At least 22 people have been killed in an attack on a village in north-west Cameroon, the UN says.
Over half those killed in Ntumbo were children, and local media report that several victims were burned alive.
No-one has claimed responsibility for Friday’s incident, but an opposition party blamed the army.
Cameroon’s government, which has been fighting separatists in the region for three years, has not yet commented on the attack.
James Nunan, an official from the UN’s humanitarian coordination agency OCHA, told the BBC that a pregnant woman was among those killed.
Fourteen children, including nine under the age of five, were also among the dead, he said.
Mr Nunan said the incident has “terrified” the local population.

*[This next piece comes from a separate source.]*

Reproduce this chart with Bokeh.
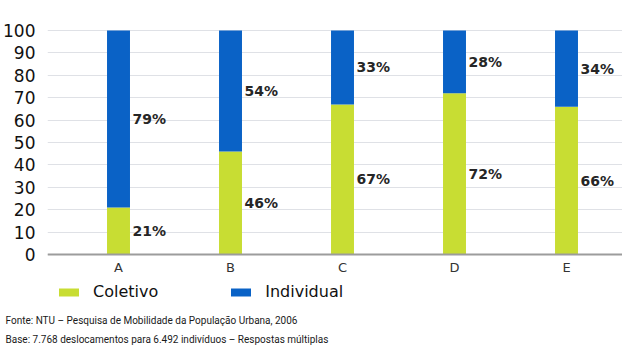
from bokeh.plotting import figure
from bokeh.models import (ColumnDataSource, Legend, LegendItem, LabelSet, Title,
                          FixedTicker, Range1d, Span)
from bokeh.core.properties import value
from bokeh.embed import file_html
from bokeh.resources import INLINE

# ---- data ----
categories = ["A", "B", "C", "D", "E"]
coletivo = [21, 46, 67, 72, 66]
individual = [79, 54, 33, 28, 34]
y_ticks = [0, 10, 20, 30, 40, 50, 60, 70, 80, 90, 100]
series_names = ["Coletivo", "Individual"]
footnotes = [
    "Fonte: NTU \u2013 Pesquisa de Mobilidade da Popula\u00e7\u00e3o Urbana, 2006",
    "Base: 7.768 deslocamentos para 6.492 indiv\u00edduos \u2013 Respostas m\u00faltiplas",
]

# ---- styles ----
GREEN = "#c8dd33"
BLUE = "#0a62c6"
FONT = "DejaVu Sans"
NOTE_FONT = "Roboto"

xs = list(range(len(categories)))
total = [c + i for c, i in zip(coletivo, individual)]
src = ColumnDataSource(dict(
    x=xs, coletivo=coletivo, individual=individual, total=total,
    mid_c=[c / 2 for c in coletivo],
    mid_i=[c + i / 2 for c, i in zip(coletivo, individual)],
    lab_c=[f"{v}%" for v in coletivo],
    lab_i=[f"{v}%" for v in individual],
))

# frame: x 47..622 px, y 20..309 px ; value 0 sits at 254 px, 100 at 30 px
x_start, x_end = -0.634, 4.5
y_start, y_end = -24.55, 104.46
p = figure(width=622, height=351, output_backend="svg", toolbar_location=None,
           x_range=Range1d(x_start, x_end), y_range=Range1d(y_start, y_end),
           x_axis_location=None,
           min_border_left=47, min_border_right=0, min_border_top=20,
           min_border_bottom=42)
p.outline_line_color = None
p.background_fill_color = "white"
p.border_fill_color = "white"

# y axis & grid
p.yaxis.ticker = FixedTicker(ticks=y_ticks)
p.yaxis.axis_line_color = None
p.yaxis.major_tick_line_color = None
p.yaxis.minor_tick_line_color = None
p.yaxis.major_label_standoff = 6
p.yaxis.major_label_text_font = FONT
p.yaxis.major_label_text_font_size = "17px"
p.yaxis.major_label_text_color = "#111111"
p.yaxis.major_label_text_baseline = "alphabetic"
p.ygrid.ticker = FixedTicker(ticks=y_ticks)
p.ygrid.grid_line_color = "#dfe1e6"
p.ygrid.grid_line_width = 1
p.xgrid.grid_line_color = None

# category axis line at value 0
p.add_layout(Span(location=0, dimension="width", line_color="#9c9c9c",
                  line_width=2))

r_c = p.vbar(x="x", width=0.205, bottom=0, top="coletivo", source=src,
             fill_color=GREEN, line_color=None)
r_i = p.vbar(x="x", width=0.205, bottom="coletivo", top="total", source=src,
             fill_color=BLUE, line_color=None)

# category labels
csrc = ColumnDataSource(dict(x=xs, y=[0] * len(xs), t=categories))
p.add_layout(LabelSet(x="x", y="y", text="t", source=csrc, y_offset=-13,
                      text_align="center", text_baseline="middle",
                      text_font=value(FONT), text_font_size="13px",
                      text_color="#333333"))

# value labels
for ycol, tcol in (("mid_c", "lab_c"), ("mid_i", "lab_i")):
    p.add_layout(LabelSet(x="x", y=ycol, text=tcol, source=src, x_offset=14,
                          text_align="left", text_baseline="middle",
                          text_font=value(FONT), text_font_style="bold",
                          text_font_size="14px", text_color="#262626"))

# legend (inside the frame, below the category labels)
legend = Legend(items=[LegendItem(label=series_names[0], renderers=[r_c]),
                       LegendItem(label=series_names[1], renderers=[r_i])],
                orientation="horizontal", location=(9, 8),
                glyph_width=25, glyph_height=10, label_standoff=12,
                spacing=70, padding=4, margin=0,
                label_text_font=FONT, label_text_font_size="16px",
                label_text_color="#111111",
                border_line_color=None, background_fill_alpha=0)
p.add_layout(legend)

# footnotes
for txt in footnotes:
    p.add_layout(Title(text=txt, align="left", offset=-42, standoff=6,
                       text_font=NOTE_FONT, text_font_size="10px",
                       text_font_style="normal", text_color="#1a1a1a"),
                 "below")

open("out.html", "w").write(file_html(p, INLINE))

“Whichever group has done this has threatened that there will be more violence ahead,” he said. “The people we’ve spoken with are extremely traumatised and didn’t expect this.”
In a statement, one of the country’s main opposition parties — The Movement for the Rebirth of Cameroon — blamed “the dictatorial regime” and the head of Cameroon’s security forces for the attack.
Agbor Mballa, a leading figure in the separatist movement, also suggested “state defence forces were responsible”.
An army official, interviewed by AFP news agency, denied the allegations.
The conflict has been centred in north-western Cameroon, where most of the population speaks English because of old colonial ties to Britain.
Armed separatist groups began to emerge in 2017 after a security force crackdown on protests. Separatists have declared independence for a new state they call Ambazonia, but Cameroon’s President Paul Biya has labelled the groups as “terrorists”.
More than 3,000 people have died since the outbreak of fighting and at least 70,000 people have also been displaced from their homes.